WHAT TO WORK ON — Write out the entire listing below exactly as it appears, minus any pictures.
----
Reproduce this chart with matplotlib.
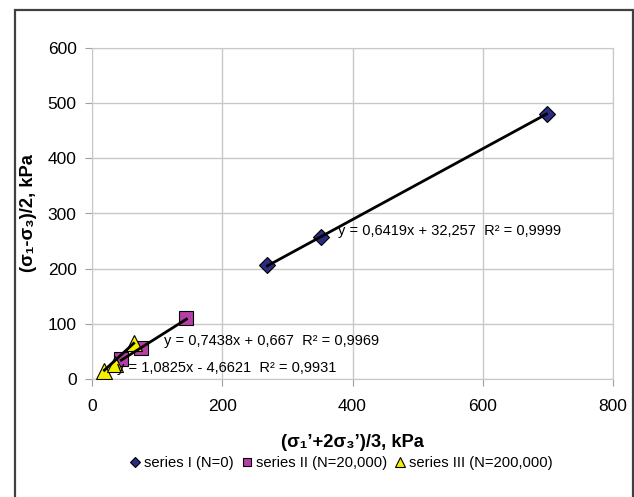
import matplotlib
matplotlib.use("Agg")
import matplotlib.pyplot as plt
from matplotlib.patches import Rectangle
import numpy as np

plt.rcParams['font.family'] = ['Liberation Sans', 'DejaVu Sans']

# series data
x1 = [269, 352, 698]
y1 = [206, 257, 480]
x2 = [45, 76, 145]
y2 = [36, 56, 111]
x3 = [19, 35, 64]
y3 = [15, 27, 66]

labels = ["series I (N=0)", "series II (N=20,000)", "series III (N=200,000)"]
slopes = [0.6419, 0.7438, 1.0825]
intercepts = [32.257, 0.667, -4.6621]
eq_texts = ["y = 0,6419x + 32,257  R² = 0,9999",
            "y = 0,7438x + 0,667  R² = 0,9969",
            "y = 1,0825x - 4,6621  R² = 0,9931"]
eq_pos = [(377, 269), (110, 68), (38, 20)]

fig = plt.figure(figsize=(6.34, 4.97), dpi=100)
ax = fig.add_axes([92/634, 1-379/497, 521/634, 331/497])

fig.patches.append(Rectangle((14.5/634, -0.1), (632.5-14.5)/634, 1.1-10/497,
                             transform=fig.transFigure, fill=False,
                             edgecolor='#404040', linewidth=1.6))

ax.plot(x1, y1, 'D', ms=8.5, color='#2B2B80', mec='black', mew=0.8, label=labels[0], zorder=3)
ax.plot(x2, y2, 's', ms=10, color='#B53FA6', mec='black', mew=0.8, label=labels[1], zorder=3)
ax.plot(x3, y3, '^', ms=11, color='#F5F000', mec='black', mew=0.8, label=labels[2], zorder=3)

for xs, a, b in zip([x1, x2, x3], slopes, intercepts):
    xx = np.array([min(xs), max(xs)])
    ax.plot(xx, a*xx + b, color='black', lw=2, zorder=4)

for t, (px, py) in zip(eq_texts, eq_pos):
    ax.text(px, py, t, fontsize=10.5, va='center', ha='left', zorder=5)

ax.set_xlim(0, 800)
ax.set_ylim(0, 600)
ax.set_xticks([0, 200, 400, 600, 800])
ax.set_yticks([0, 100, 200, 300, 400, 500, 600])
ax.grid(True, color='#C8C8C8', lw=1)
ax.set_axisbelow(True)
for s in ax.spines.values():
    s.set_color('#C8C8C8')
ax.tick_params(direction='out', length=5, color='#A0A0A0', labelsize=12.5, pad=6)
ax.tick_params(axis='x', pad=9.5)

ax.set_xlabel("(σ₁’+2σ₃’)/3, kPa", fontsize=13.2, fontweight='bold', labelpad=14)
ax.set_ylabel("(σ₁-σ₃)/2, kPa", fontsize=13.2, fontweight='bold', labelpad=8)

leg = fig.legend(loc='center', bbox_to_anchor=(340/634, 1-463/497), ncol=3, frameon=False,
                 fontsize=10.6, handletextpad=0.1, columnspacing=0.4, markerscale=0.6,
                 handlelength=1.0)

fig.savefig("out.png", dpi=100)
----
SOLUTION FOR THIS TASK —
Reproduce this chart with matplotlib.
import matplotlib
matplotlib.use("Agg")
import matplotlib.pyplot as plt
from matplotlib.patches import Rectangle
import numpy as np

plt.rcParams['font.family'] = ['Liberation Sans', 'DejaVu Sans']

# series data
x1 = [269, 352, 698]
y1 = [206, 257, 480]
x2 = [45, 76, 145]
y2 = [36, 56, 111]
x3 = [19, 35, 64]
y3 = [15, 27, 66]

labels = ["series I (N=0)", "series II (N=20,000)", "series III (N=200,000)"]
slopes = [0.6419, 0.7438, 1.0825]
intercepts = [32.257, 0.667, -4.6621]
eq_texts = ["y = 0,6419x + 32,257  R² = 0,9999",
            "y = 0,7438x + 0,667  R² = 0,9969",
            "y = 1,0825x - 4,6621  R² = 0,9931"]
eq_pos = [(377, 269), (110, 68), (38, 20)]

fig = plt.figure(figsize=(6.34, 4.97), dpi=100)
ax = fig.add_axes([92/634, 1-379/497, 521/634, 331/497])

fig.patches.append(Rectangle((14.5/634, -0.1), (632.5-14.5)/634, 1.1-10/497,
                             transform=fig.transFigure, fill=False,
                             edgecolor='#404040', linewidth=1.6))

ax.plot(x1, y1, 'D', ms=8.5, color='#2B2B80', mec='black', mew=0.8, label=labels[0], zorder=3)
ax.plot(x2, y2, 's', ms=10, color='#B53FA6', mec='black', mew=0.8, label=labels[1], zorder=3)
ax.plot(x3, y3, '^', ms=11, color='#F5F000', mec='black', mew=0.8, label=labels[2], zorder=3)

for xs, a, b in zip([x1, x2, x3], slopes, intercepts):
    xx = np.array([min(xs), max(xs)])
    ax.plot(xx, a*xx + b, color='black', lw=2, zorder=4)

for t, (px, py) in zip(eq_texts, eq_pos):
    ax.text(px, py, t, fontsize=10.5, va='center', ha='left', zorder=5)

ax.set_xlim(0, 800)
ax.set_ylim(0, 600)
ax.set_xticks([0, 200, 400, 600, 800])
ax.set_yticks([0, 100, 200, 300, 400, 500, 600])
ax.grid(True, color='#C8C8C8', lw=1)
ax.set_axisbelow(True)
for s in ax.spines.values():
    s.set_color('#C8C8C8')
ax.tick_params(direction='out', length=5, color='#A0A0A0', labelsize=12.5, pad=6)
ax.tick_params(axis='x', pad=9.5)

ax.set_xlabel("(σ₁’+2σ₃’)/3, kPa", fontsize=13.2, fontweight='bold', labelpad=14)
ax.set_ylabel("(σ₁-σ₃)/2, kPa", fontsize=13.2, fontweight='bold', labelpad=8)

leg = fig.legend(loc='center', bbox_to_anchor=(340/634, 1-463/497), ncol=3, frameon=False,
                 fontsize=10.6, handletextpad=0.1, columnspacing=0.4, markerscale=0.6,
                 handlelength=1.0)

fig.savefig("out.png", dpi=100)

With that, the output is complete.